### Records provided
::::

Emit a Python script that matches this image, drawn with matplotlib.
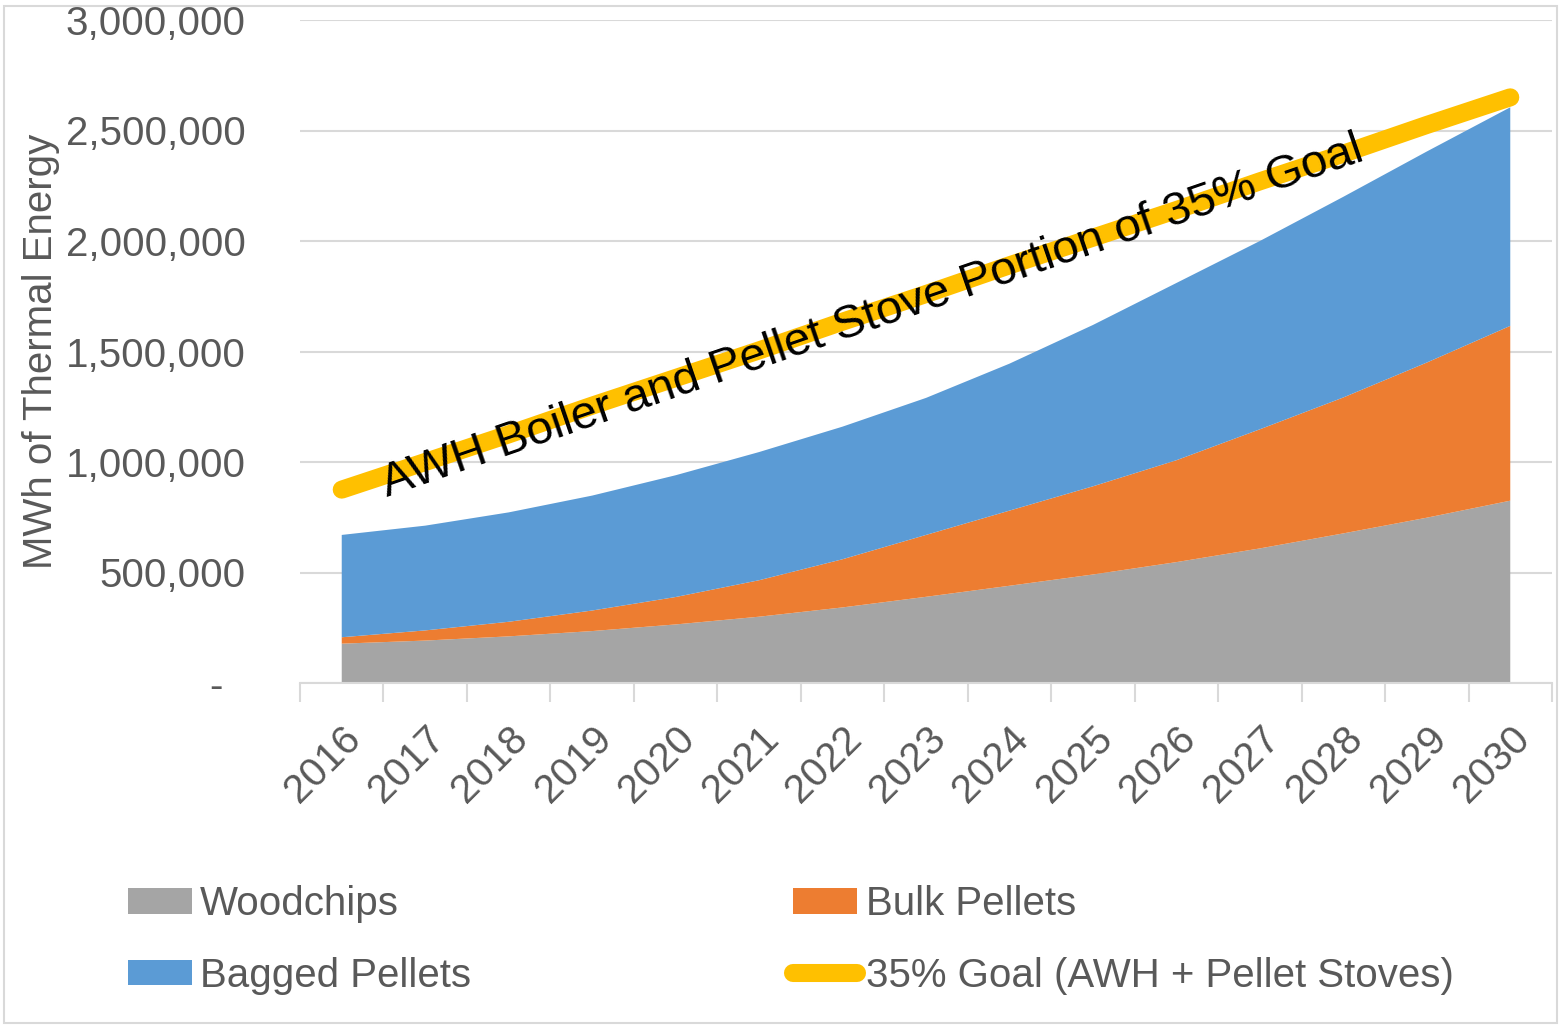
import matplotlib
matplotlib.use("Agg")
import matplotlib.pyplot as plt
from matplotlib.patches import Patch, Rectangle
from matplotlib.lines import Line2D
import numpy as np

years = ["2016", "2017", "2018", "2019", "2020", "2021", "2022", "2023",
         "2024", "2025", "2026", "2027", "2028", "2029", "2030"]
woodchips = [178000, 192000, 211000, 235000, 265000, 300000, 342000, 390000,
             440000, 491000, 547000, 609000, 677000, 748000, 825000]
bulk_top = [207000, 238000, 277000, 328000, 389000, 465000, 560000, 670000,
            780000, 890000, 1008000, 1148000, 1292000, 1450000, 1616000]
total_top = [670000, 712000, 772000, 848000, 940000, 1045000, 1160000, 1290000,
             1445000, 1620000, 1810000, 2000000, 2200000, 2405000, 2605000]
goal = [875000, 1000000, 1125000, 1255000, 1380000, 1505000, 1635000, 1760000,
        1890000, 2015000, 2140000, 2270000, 2395000, 2525000, 2650000]

bulk = [b - w for b, w in zip(bulk_top, woodchips)]
bagged = [t - b for t, b in zip(total_top, bulk_top)]

GRAY = "#A5A5A5"
ORANGE = "#ED7D31"
BLUE = "#5B9BD5"
YELLOW = "#FFC000"
TXT = "#595959"
FS = 29

plt.rcParams['font.family'] = ['Liberation Sans', 'DejaVu Sans']

fig = plt.figure(figsize=(15.63, 10.27), dpi=100)
ax = fig.add_axes([300/1563, 1-683/1027, (1552-300)/1563, (683-20)/1027])

x = np.arange(len(years))
ax.stackplot(x, woodchips, bulk, bagged, colors=[GRAY, ORANGE, BLUE],
             linewidth=0, zorder=2)
ax.plot(x, goal, color=YELLOW, lw=13, solid_capstyle='round', zorder=3)

ax.set_xlim(-0.5, len(years) - 0.5)
ax.set_ylim(0, 3000000)

yt = [0, 500000, 1000000, 1500000, 2000000, 2500000, 3000000]
ax.set_yticks(yt)
ax.set_yticklabels(["-  "] + [f"{v:,}" for v in yt[1:]])
ax.yaxis.grid(True, color="#D9D9D9", lw=1.5, zorder=0)
ax.set_axisbelow(True)
ax.tick_params(axis='y', length=0, labelsize=FS, labelcolor=TXT, pad=39)

ax.set_xticks(x)
ax.set_xticklabels(years, rotation=45, ha='right', va='top',
                   rotation_mode='anchor', fontsize=FS, color=TXT)
ax.set_xticks(np.arange(-0.5, len(years)), minor=True)
ax.tick_params(axis='x', which='major', length=0, pad=26)
ax.tick_params(axis='x', which='minor', length=14, width=1.5, color="#D9D9D9")

for s in ['left', 'right', 'top']:
    ax.spines[s].set_visible(False)
ax.spines['bottom'].set_color("#D9D9D9")
ax.spines['bottom'].set_linewidth(1.5)

ax.set_ylabel("MWh of Thermal Energy", fontsize=29, color=TXT)
ax.yaxis.set_label_coords(-0.192, 0.5)

ax.text(6.45, 1560000, "AWH Boiler and Pellet Stove Portion of 35% Goal",
        rotation=19.0, ha='center', va='bottom', fontsize=34, color='black',
        rotation_mode='anchor', zorder=4)

handles = [Patch(facecolor=GRAY), Patch(facecolor=BLUE),
           Patch(facecolor=ORANGE),
           Line2D([], [], color=YELLOW, lw=13, solid_capstyle='round')]
labels = ["Woodchips", "Bagged Pellets", "Bulk Pellets",
          "35% Goal (AWH + Pellet Stoves)"]
fig.legend(handles, labels, ncol=2, loc='upper left',
           bbox_to_anchor=(128/1563, 1-885/1027), frameon=False,
           fontsize=FS, labelcolor=TXT, handlelength=1.59, handleheight=0.6,
           handletextpad=0.2, columnspacing=8.0, labelspacing=0.84,
           borderaxespad=0, borderpad=0)

fig.patches.append(Rectangle((4/1563, 4/1027), 1-10/1563, 1-10/1027,
                             transform=fig.transFigure, fill=False,
                             edgecolor="#D9D9D9", lw=1.5))

fig.savefig("out.png", dpi=100)
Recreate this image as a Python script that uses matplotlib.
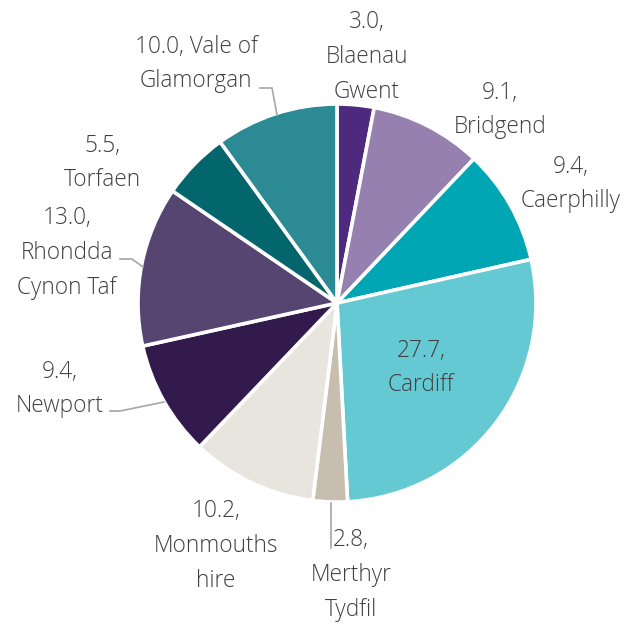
import matplotlib
matplotlib.use("Agg")
import matplotlib.pyplot as plt

# Share of population by local authority (%)
areas = ["Blaenau Gwent", "Bridgend", "Caerphilly", "Cardiff", "Merthyr Tydfil",
         "Monmouthshire", "Newport", "Rhondda Cynon Taf", "Torfaen", "Vale of Glamorgan"]
shares = [3.0, 9.1, 9.4, 27.7, 2.8, 10.2, 9.4, 13.0, 5.5, 10.0]
label_names = ["Blaenau\nGwent", "Bridgend", "Caerphilly", "Cardiff", "Merthyr\nTydfil",
               "Monmouths\nhire", "Newport", "Rhondda\nCynon Taf", "Torfaen", "Vale of\nGlamorgan"]

colors = ["#4E2A7E", "#9580B0", "#00A6B4", "#65C9D3", "#C8BEB0",
          "#E8E5DF", "#321B4C", "#564570", "#03666C", "#2B8A93"]

W, H = 629, 624
fig = plt.figure(figsize=(W / 100, H / 100), dpi=100)
ax = fig.add_axes([0, 0, 1, 1])

def py(y):
    # convert a top-down pixel row into axis units
    return H - y

explode = [0.02 if a == "Cardiff" else 0 for a in areas]
ax.pie(shares, colors=colors, startangle=90, counterclock=False,
       center=(337, py(303)), radius=199, explode=explode,
       wedgeprops=dict(edgecolor="white", linewidth=2.6), frame=True)
ax.set_xlim(0, W)
ax.set_ylim(0, H)
ax.set_aspect("equal")
ax.axis("off")

# label block centres (pixel layout)
label_pos = [(367, 57), (500, 110), (571, 184), (421, 368), (351, 575),
             (216, 546), (60, 389), (67, 253), (102, 163), (196, 64)]

txt_kw = dict(ha="center", va="center", fontsize=16.3, color="#404040",
              family=["Open Sans", "DejaVu Sans"], fontweight="light",
              linespacing=1.6)
for name, val, (x, y) in zip(label_names, shares, label_pos):
    if name == "Vale of\nGlamorgan":
        s = f"{val:.1f}, Vale of\nGlamorgan"
    else:
        s = f"{val:.1f},\n{name}"
    ax.text(x, py(y), s, **txt_kw)

# leader lines
leaders = [
    [(331, 503), (331, 548)],
    [(110, 411), (120, 411), (164, 402)],
    [(120, 259), (132, 259), (143, 267)],
    [(260, 88), (272, 88), (277, 115)],
]
for pts in leaders:
    xs = [p[0] for p in pts]
    ys = [py(p[1]) for p in pts]
    ax.plot(xs, ys, color="#A6A6A6", lw=1.2, solid_joinstyle="miter")

fig.savefig("out.png", dpi=100, facecolor="white")
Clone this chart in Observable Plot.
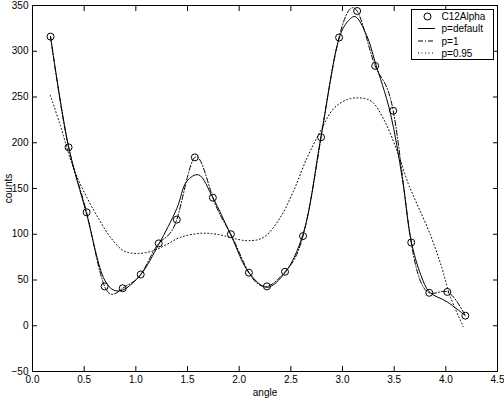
<!DOCTYPE html>
<html><head><meta charset="utf-8">
<script src="https://cdn.jsdelivr.net/npm/d3@7"></script>
<script src="https://cdn.jsdelivr.net/npm/@observablehq/plot@0.6"></script>
<style>
html,body{margin:0;padding:0;background:#fff;}
#chart{width:504px;height:398px;}
</style></head><body><div id="chart"></div>
<script>
// Measured data (C12Alpha)
const angle = [0.1745,0.349,0.5236,0.698,0.8727,1.0472,1.2217,1.3963,1.5708,1.7453,1.9199,2.0944,
               2.2689,2.4435,2.618,2.7925,2.967,3.1416,3.3161,3.4907,3.6652,3.8397,4.0143,4.1888];
const counts = [316,195,124,43,41,56,90,116,184,140,100,58,43,59,98,206,315,344,284,235,91,36,37,11];

// p=default smoothing spline
const defX = [0.1745,0.349,0.5236,0.698,0.785,0.8727,1.0472,1.2217,1.3963,1.494,1.606,1.7453,1.9199,2.0944,
              2.2689,2.4435,2.618,2.7925,2.967,3.04,3.12,3.235,3.3161,3.46,3.58,3.6652,3.76,3.8397,4.0143,4.1888];
const defY = [316,196,122,50,39,39,56,89,128,158,165,140,99,58,
              42,58,100,207,314,331,338,317,288,234,160,92,55,37,26,11];

// p=0.95 smoothing spline
const p95X = [0.172,0.269,0.397,0.527,0.656,0.752,0.881,1.011,1.171,1.301,1.429,1.623,1.784,2.074,2.235,
              2.396,2.525,2.655,2.783,2.912,3.041,3.17,3.283,3.402,3.525,3.637,3.702,3.848,3.96,4.039,4.169];
const p95Y = [252,219,172,140,114,97,82,79,82,89,96.5,101,100,93,96.5,
              118,147,183,212,237,247,249,245,225,192,155,138,100,64,33,-1];

const xTicks = [0,0.5,1,1.5,2,2.5,3,3.5,4,4.5];
const yTicks = [-50,0,50,100,150,200,250,300,350];
const seriesNames = ["C12Alpha","p=default","p=1","p=0.95"];
const dashes = [null, null, "5,2,1,2", "1,2.5"];

const pts = angle.map((a,i)=>({x:a,y:counts[i]}));
const def = defX.map((a,i)=>({x:a,y:defY[i]}));
const p95 = p95X.map((a,i)=>({x:a,y:p95Y[i]}));

const font = "Liberation Sans, Arial, Helvetica, sans-serif";
const plot = Plot.plot({
  width: 504, height: 398,
  marginLeft: 32, marginRight: 7, marginTop: 5, marginBottom: 27,
  style: {fontFamily: font, fontSize: "10px", color: "black", background: "white"},
  x: {domain: [0,4.5]},
  y: {domain: [-50,350]},
  marks: [
    Plot.line(def, {x:"x", y:"y", curve:"catmull-rom", stroke:"black", strokeWidth:1, clip:true}),
    Plot.line(pts, {x:"x", y:"y", curve:"natural", stroke:"black", strokeWidth:1, strokeDasharray:dashes[2], clip:true}),
    Plot.line(p95, {x:"x", y:"y", curve:"catmull-rom", stroke:"black", strokeWidth:1, strokeDasharray:dashes[3], clip:true}),
    Plot.dot(pts, {x:"x", y:"y", r:3.5, stroke:"black", fill:"none", strokeWidth:1}),
    Plot.frame({stroke:"black"}),
    Plot.axisX({ticks:xTicks, anchor:"bottom", tickSize:-5, tickPadding:9, label:"angle", labelAnchor:"center", labelOffset:24, labelArrow:"none"}),
    Plot.axisX({ticks:xTicks, anchor:"top", tickSize:-5, tickFormat:()=>"", label:null}),
    Plot.axisY({ticks:yTicks, anchor:"left", tickSize:-5, tickPadding:9, label:"counts", labelAnchor:"center", labelOffset:28, labelArrow:"none"}),
    Plot.axisY({ticks:yTicks, anchor:"right", tickSize:-5, tickFormat:()=>"", label:null})
  ]
});
document.getElementById("chart").appendChild(plot);

// Legend (inside axes, top-right)
const svg = d3.select(plot);
const g = svg.append("g").attr("font-family", font).attr("font-size", 10).attr("text-anchor", "start");
g.append("rect").attr("x",411.5).attr("y",9.5).attr("width",82).attr("height",50)
  .attr("fill","white").attr("stroke","black");
const rowY = [16.5, 28.5, 41, 53];
seriesNames.forEach((name,i)=>{
  if (i===0) {
    g.append("circle").attr("cx",427.5).attr("cy",rowY[i]).attr("r",3.5).attr("fill","none").attr("stroke","black");
  } else {
    g.append("line").attr("x1",418).attr("x2",435).attr("y1",rowY[i]).attr("y2",rowY[i])
      .attr("stroke","black").attr("stroke-dasharray",dashes[i]);
  }
  g.append("text").attr("x",441.5).attr("y",rowY[i]).attr("dy","0.35em")
    .attr("text-anchor","start").text(name);
});
</script></body></html>
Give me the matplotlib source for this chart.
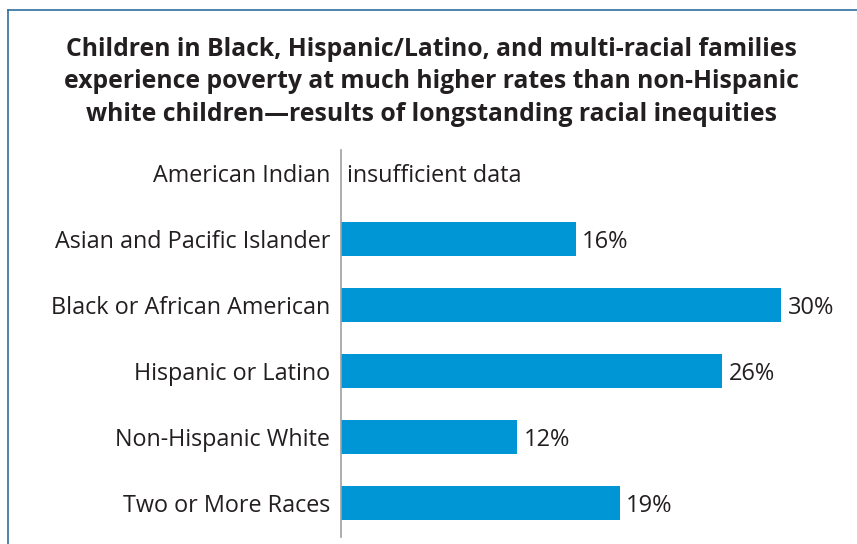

::::

### Required task
Look through the entries and work out how many lines have the word "matplotlib" in them; reply with that number only.

### Task output
11